* RECORDS TO USE *
◆ ◆ ◆

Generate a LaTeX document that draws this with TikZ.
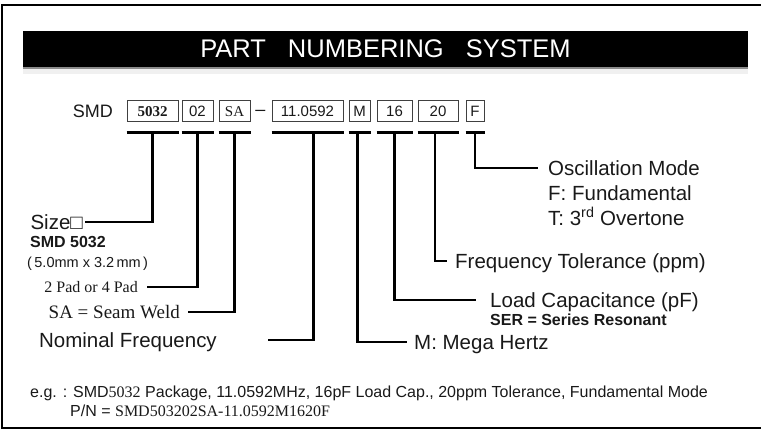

◆ ◆ ◆

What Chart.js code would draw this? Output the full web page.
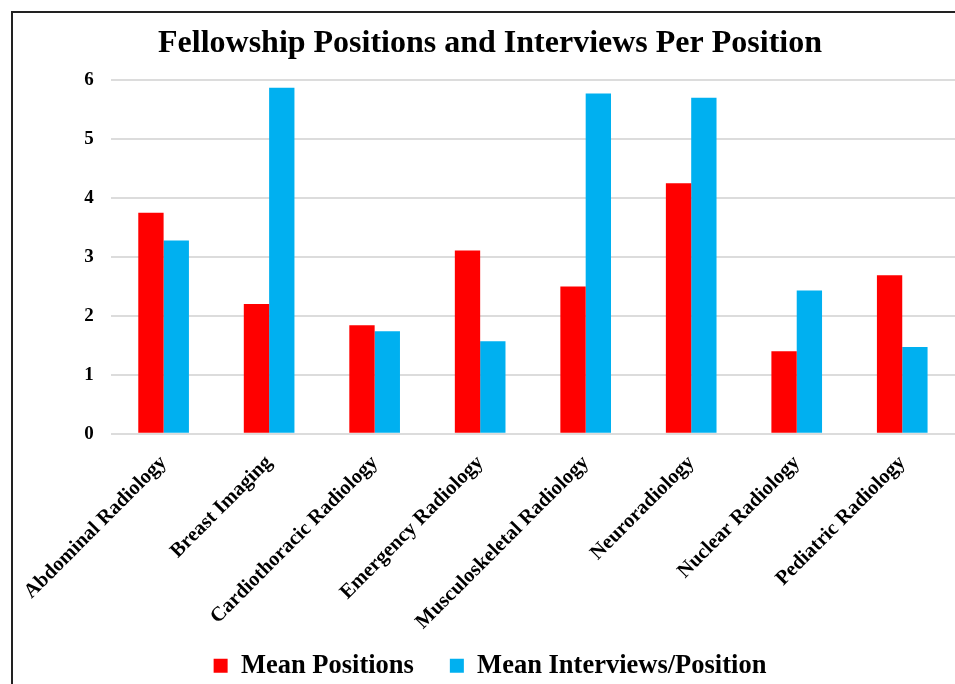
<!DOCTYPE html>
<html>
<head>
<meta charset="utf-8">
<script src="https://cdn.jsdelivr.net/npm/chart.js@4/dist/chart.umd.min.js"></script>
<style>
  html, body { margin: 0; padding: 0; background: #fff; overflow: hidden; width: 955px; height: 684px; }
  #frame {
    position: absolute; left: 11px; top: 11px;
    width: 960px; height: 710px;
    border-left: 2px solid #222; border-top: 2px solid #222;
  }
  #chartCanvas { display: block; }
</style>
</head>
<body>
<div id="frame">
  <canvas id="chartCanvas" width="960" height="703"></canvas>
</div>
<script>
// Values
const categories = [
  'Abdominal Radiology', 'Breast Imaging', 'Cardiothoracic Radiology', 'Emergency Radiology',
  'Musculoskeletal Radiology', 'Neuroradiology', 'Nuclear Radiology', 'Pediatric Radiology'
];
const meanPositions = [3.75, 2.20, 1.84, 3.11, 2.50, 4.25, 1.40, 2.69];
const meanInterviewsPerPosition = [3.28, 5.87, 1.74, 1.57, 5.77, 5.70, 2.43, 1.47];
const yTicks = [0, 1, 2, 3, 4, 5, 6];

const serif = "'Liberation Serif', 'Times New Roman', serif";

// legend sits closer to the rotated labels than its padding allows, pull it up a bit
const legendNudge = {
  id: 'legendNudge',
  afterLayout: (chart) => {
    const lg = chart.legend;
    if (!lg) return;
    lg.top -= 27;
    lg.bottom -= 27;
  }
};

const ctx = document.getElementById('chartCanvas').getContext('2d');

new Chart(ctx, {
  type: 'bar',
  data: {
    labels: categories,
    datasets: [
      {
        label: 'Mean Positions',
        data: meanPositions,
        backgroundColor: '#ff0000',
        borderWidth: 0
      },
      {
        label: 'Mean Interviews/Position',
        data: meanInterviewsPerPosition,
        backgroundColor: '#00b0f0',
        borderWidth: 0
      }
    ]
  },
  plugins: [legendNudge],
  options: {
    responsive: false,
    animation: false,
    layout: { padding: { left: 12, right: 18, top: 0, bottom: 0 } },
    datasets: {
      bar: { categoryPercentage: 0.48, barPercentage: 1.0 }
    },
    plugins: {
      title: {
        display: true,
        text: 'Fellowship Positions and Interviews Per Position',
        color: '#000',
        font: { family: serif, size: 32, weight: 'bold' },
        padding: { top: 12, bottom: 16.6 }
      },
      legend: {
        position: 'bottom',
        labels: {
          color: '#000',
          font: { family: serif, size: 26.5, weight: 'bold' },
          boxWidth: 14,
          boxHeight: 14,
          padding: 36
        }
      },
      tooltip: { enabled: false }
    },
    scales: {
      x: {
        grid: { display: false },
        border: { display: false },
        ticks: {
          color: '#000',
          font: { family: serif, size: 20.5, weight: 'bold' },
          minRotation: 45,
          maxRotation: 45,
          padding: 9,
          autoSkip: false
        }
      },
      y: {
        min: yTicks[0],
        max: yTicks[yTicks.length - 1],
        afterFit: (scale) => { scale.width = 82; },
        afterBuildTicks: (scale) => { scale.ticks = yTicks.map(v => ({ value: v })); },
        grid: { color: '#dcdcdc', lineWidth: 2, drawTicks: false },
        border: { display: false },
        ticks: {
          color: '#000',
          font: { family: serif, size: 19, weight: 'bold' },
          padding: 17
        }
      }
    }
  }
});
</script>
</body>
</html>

◆ ◆ ◆

* WHAT YOU ARE ASKED TO DO *
Go through the listing above and pull out each line containing the word "document".

* FULL RESPONSE *
Generate a LaTeX document that draws this with TikZ.
const ctx = document.getElementById('chartCanvas').getContext('2d');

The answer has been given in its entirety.